If you are on a PC or Android, my reason to urge you to buy 1Password is solely that it is so very good. Indispensable. I went from wondering why anyone would want such a thing to having it on my iPhone’s front screen and using it literally every day. Literally literally: there’s a thing I have to do every single day and I do it through 1Password because it’s so much quicker.

But.

If you’re on an iOS device, there is an extra delightful urgency to all this. Buy 1Password for iPhone or iPad on sale today and you will get the next version for free. The next version will be a significant upgrade but it won’t cost existing users anything and you will be an existing user.

I am an existing user, I am a now very long-standing existing user, and I’m excited by this – I don’t use the word lightly, I actually am excited – because of what’s coming in the next version.

The next 1Password will be the first or at most among the very first apps to use Apple’s new Extensions feature that lets one app use another. I told you that I do this thing every day: it’s using a website that I have to log in to and on my iPhone, I have to remember to go to it via 1Password in order to have the password app pop my details in. If I’ve just gone there via Safari, I either nip back and forth to 1Password, copying out my secure details and pasting them in to Safari – or I quit it all and start the job again in 1Password.

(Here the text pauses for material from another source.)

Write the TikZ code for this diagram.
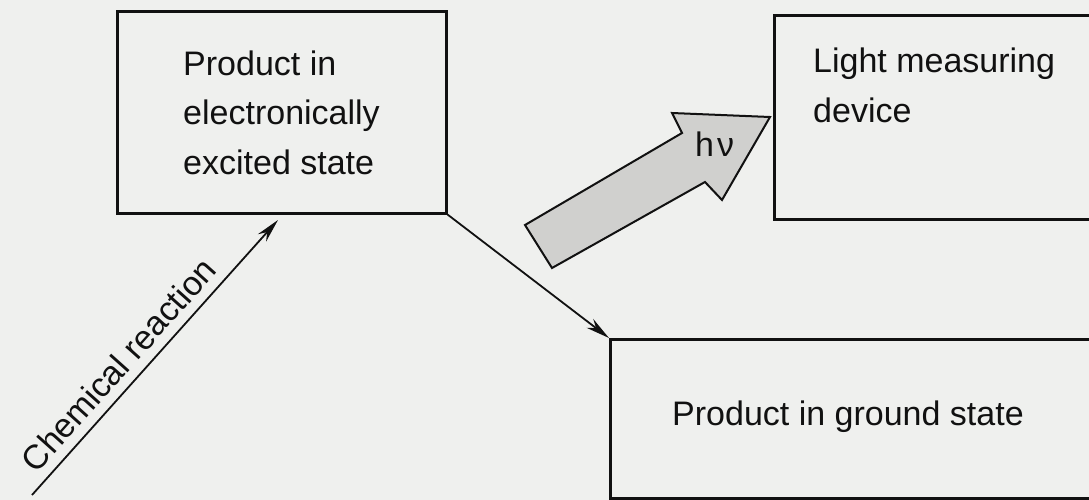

From the next version and Apple’s iOS 8, I will be able to just call up 1Password right from within Safari and have it do my doings for me. If I have the new 1Password, iOS 8 and a newer iPhone than I currently have, I’ll be able to tap my thumb in order to get it to enter secure details for me.

I’d say that if I were you, I’d buy 1Password now. But if I really were you, you’d already have it.